====== Given data

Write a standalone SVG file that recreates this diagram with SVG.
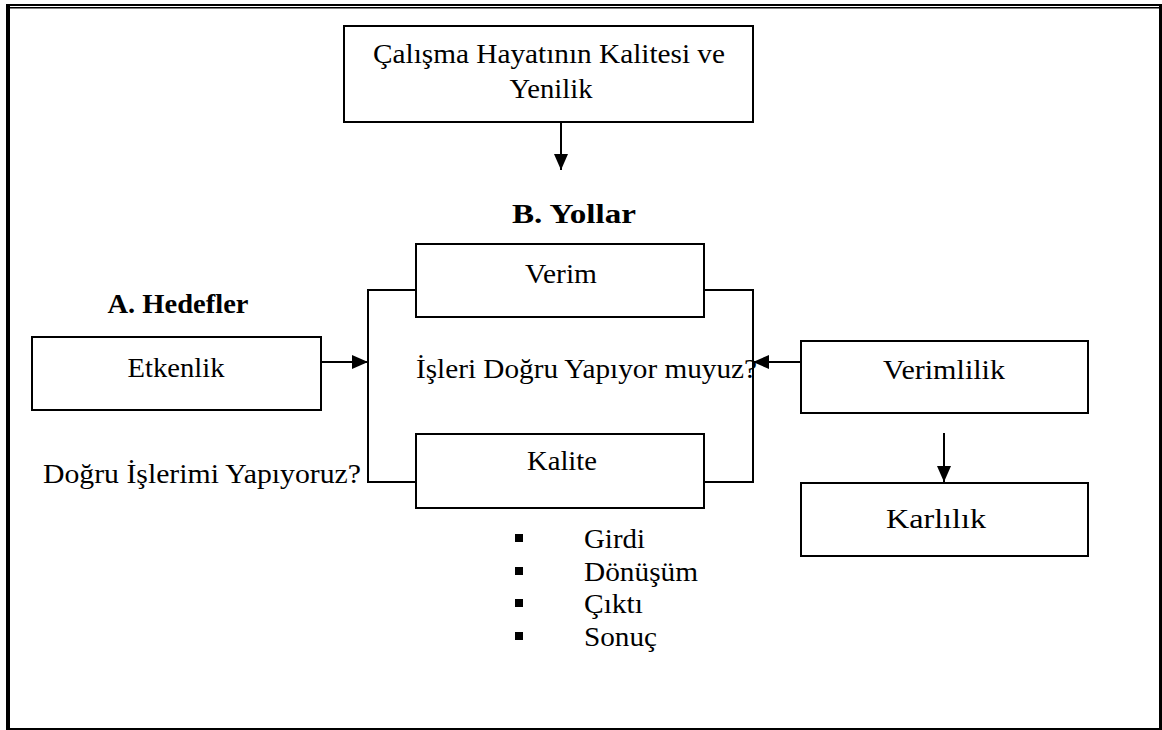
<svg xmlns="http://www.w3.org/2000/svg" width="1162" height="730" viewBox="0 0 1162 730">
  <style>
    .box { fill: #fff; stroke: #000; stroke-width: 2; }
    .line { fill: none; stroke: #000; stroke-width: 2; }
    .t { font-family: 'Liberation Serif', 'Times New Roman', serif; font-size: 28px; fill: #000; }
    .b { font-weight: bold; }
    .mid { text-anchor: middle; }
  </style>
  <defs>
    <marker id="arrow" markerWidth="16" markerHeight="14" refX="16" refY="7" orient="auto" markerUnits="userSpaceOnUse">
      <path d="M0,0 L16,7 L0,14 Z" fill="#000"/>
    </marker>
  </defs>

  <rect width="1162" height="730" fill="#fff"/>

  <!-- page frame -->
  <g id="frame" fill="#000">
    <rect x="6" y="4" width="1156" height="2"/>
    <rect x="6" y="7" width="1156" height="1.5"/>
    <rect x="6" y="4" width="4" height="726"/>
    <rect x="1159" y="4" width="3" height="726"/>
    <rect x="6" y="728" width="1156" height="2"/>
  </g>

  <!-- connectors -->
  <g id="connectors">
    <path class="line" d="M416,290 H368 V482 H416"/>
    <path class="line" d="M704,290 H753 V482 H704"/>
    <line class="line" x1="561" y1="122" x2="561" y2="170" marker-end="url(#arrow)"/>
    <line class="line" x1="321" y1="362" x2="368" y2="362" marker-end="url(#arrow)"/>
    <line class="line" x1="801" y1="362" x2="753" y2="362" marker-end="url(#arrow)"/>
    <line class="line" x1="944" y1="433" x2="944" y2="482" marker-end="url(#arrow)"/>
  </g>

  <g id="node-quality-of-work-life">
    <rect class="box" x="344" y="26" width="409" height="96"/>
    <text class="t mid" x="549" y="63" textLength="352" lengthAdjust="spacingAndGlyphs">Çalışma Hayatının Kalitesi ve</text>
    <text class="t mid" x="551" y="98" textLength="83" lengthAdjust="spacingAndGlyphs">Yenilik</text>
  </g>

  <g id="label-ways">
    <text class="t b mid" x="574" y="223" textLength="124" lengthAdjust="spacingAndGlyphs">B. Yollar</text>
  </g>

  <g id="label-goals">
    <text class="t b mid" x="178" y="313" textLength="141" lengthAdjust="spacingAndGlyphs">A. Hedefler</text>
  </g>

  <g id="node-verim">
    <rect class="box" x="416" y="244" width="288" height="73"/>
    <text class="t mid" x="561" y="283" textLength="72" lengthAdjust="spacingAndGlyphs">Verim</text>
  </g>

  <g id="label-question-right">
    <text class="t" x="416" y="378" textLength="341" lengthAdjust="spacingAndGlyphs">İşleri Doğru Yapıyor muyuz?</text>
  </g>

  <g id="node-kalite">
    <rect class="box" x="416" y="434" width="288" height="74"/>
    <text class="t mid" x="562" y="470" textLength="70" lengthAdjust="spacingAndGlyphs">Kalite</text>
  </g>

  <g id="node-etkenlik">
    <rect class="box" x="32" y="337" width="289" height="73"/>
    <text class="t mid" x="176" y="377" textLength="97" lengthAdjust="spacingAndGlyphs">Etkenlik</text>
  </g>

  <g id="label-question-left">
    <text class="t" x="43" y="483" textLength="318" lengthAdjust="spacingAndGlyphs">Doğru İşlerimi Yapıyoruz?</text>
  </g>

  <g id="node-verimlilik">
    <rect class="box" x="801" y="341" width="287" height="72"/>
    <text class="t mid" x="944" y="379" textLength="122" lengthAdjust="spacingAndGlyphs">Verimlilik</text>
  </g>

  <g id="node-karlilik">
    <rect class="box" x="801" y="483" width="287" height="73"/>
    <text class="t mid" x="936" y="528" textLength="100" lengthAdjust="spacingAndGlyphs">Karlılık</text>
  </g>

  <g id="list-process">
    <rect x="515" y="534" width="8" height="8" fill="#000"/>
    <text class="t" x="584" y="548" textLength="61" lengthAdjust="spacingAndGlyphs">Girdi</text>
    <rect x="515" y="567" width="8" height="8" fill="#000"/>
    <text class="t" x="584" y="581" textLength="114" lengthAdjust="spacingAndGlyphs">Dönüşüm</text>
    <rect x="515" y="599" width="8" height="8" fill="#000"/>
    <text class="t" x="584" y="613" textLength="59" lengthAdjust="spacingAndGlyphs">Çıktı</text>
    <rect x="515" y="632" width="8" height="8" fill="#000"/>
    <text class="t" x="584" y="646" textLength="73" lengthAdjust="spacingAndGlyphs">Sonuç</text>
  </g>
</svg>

============

» **What the task asks**: All of the lines above should be printed exactly, minus the pictures.

» **Response to this task**:
Write a standalone SVG file that recreates this diagram with SVG.
<svg xmlns="http://www.w3.org/2000/svg" width="1162" height="730" viewBox="0 0 1162 730">
  <style>
    .box { fill: #fff; stroke: #000; stroke-width: 2; }
    .line { fill: none; stroke: #000; stroke-width: 2; }
    .t { font-family: 'Liberation Serif', 'Times New Roman', serif; font-size: 28px; fill: #000; }
    .b { font-weight: bold; }
    .mid { text-anchor: middle; }
  </style>
  <defs>
    <marker id="arrow" markerWidth="16" markerHeight="14" refX="16" refY="7" orient="auto" markerUnits="userSpaceOnUse">
      <path d="M0,0 L16,7 L0,14 Z" fill="#000"/>
    </marker>
  </defs>

  <rect width="1162" height="730" fill="#fff"/>

  <!-- page frame -->
  <g id="frame" fill="#000">
    <rect x="6" y="4" width="1156" height="2"/>
    <rect x="6" y="7" width="1156" height="1.5"/>
    <rect x="6" y="4" width="4" height="726"/>
    <rect x="1159" y="4" width="3" height="726"/>
    <rect x="6" y="728" width="1156" height="2"/>
  </g>

  <!-- connectors -->
  <g id="connectors">
    <path class="line" d="M416,290 H368 V482 H416"/>
    <path class="line" d="M704,290 H753 V482 H704"/>
    <line class="line" x1="561" y1="122" x2="561" y2="170" marker-end="url(#arrow)"/>
    <line class="line" x1="321" y1="362" x2="368" y2="362" marker-end="url(#arrow)"/>
    <line class="line" x1="801" y1="362" x2="753" y2="362" marker-end="url(#arrow)"/>
    <line class="line" x1="944" y1="433" x2="944" y2="482" marker-end="url(#arrow)"/>
  </g>

  <g id="node-quality-of-work-life">
    <rect class="box" x="344" y="26" width="409" height="96"/>
    <text class="t mid" x="549" y="63" textLength="352" lengthAdjust="spacingAndGlyphs">Çalışma Hayatının Kalitesi ve</text>
    <text class="t mid" x="551" y="98" textLength="83" lengthAdjust="spacingAndGlyphs">Yenilik</text>
  </g>

  <g id="label-ways">
    <text class="t b mid" x="574" y="223" textLength="124" lengthAdjust="spacingAndGlyphs">B. Yollar</text>
  </g>

  <g id="label-goals">
    <text class="t b mid" x="178" y="313" textLength="141" lengthAdjust="spacingAndGlyphs">A. Hedefler</text>
  </g>

  <g id="node-verim">
    <rect class="box" x="416" y="244" width="288" height="73"/>
    <text class="t mid" x="561" y="283" textLength="72" lengthAdjust="spacingAndGlyphs">Verim</text>
  </g>

  <g id="label-question-right">
    <text class="t" x="416" y="378" textLength="341" lengthAdjust="spacingAndGlyphs">İşleri Doğru Yapıyor muyuz?</text>
  </g>

  <g id="node-kalite">
    <rect class="box" x="416" y="434" width="288" height="74"/>
    <text class="t mid" x="562" y="470" textLength="70" lengthAdjust="spacingAndGlyphs">Kalite</text>
  </g>

  <g id="node-etkenlik">
    <rect class="box" x="32" y="337" width="289" height="73"/>
    <text class="t mid" x="176" y="377" textLength="97" lengthAdjust="spacingAndGlyphs">Etkenlik</text>
  </g>

  <g id="label-question-left">
    <text class="t" x="43" y="483" textLength="318" lengthAdjust="spacingAndGlyphs">Doğru İşlerimi Yapıyoruz?</text>
  </g>

  <g id="node-verimlilik">
    <rect class="box" x="801" y="341" width="287" height="72"/>
    <text class="t mid" x="944" y="379" textLength="122" lengthAdjust="spacingAndGlyphs">Verimlilik</text>
  </g>

  <g id="node-karlilik">
    <rect class="box" x="801" y="483" width="287" height="73"/>
    <text class="t mid" x="936" y="528" textLength="100" lengthAdjust="spacingAndGlyphs">Karlılık</text>
  </g>

  <g id="list-process">
    <rect x="515" y="534" width="8" height="8" fill="#000"/>
    <text class="t" x="584" y="548" textLength="61" lengthAdjust="spacingAndGlyphs">Girdi</text>
    <rect x="515" y="567" width="8" height="8" fill="#000"/>
    <text class="t" x="584" y="581" textLength="114" lengthAdjust="spacingAndGlyphs">Dönüşüm</text>
    <rect x="515" y="599" width="8" height="8" fill="#000"/>
    <text class="t" x="584" y="613" textLength="59" lengthAdjust="spacingAndGlyphs">Çıktı</text>
    <rect x="515" y="632" width="8" height="8" fill="#000"/>
    <text class="t" x="584" y="646" textLength="73" lengthAdjust="spacingAndGlyphs">Sonuç</text>
  </g>
</svg>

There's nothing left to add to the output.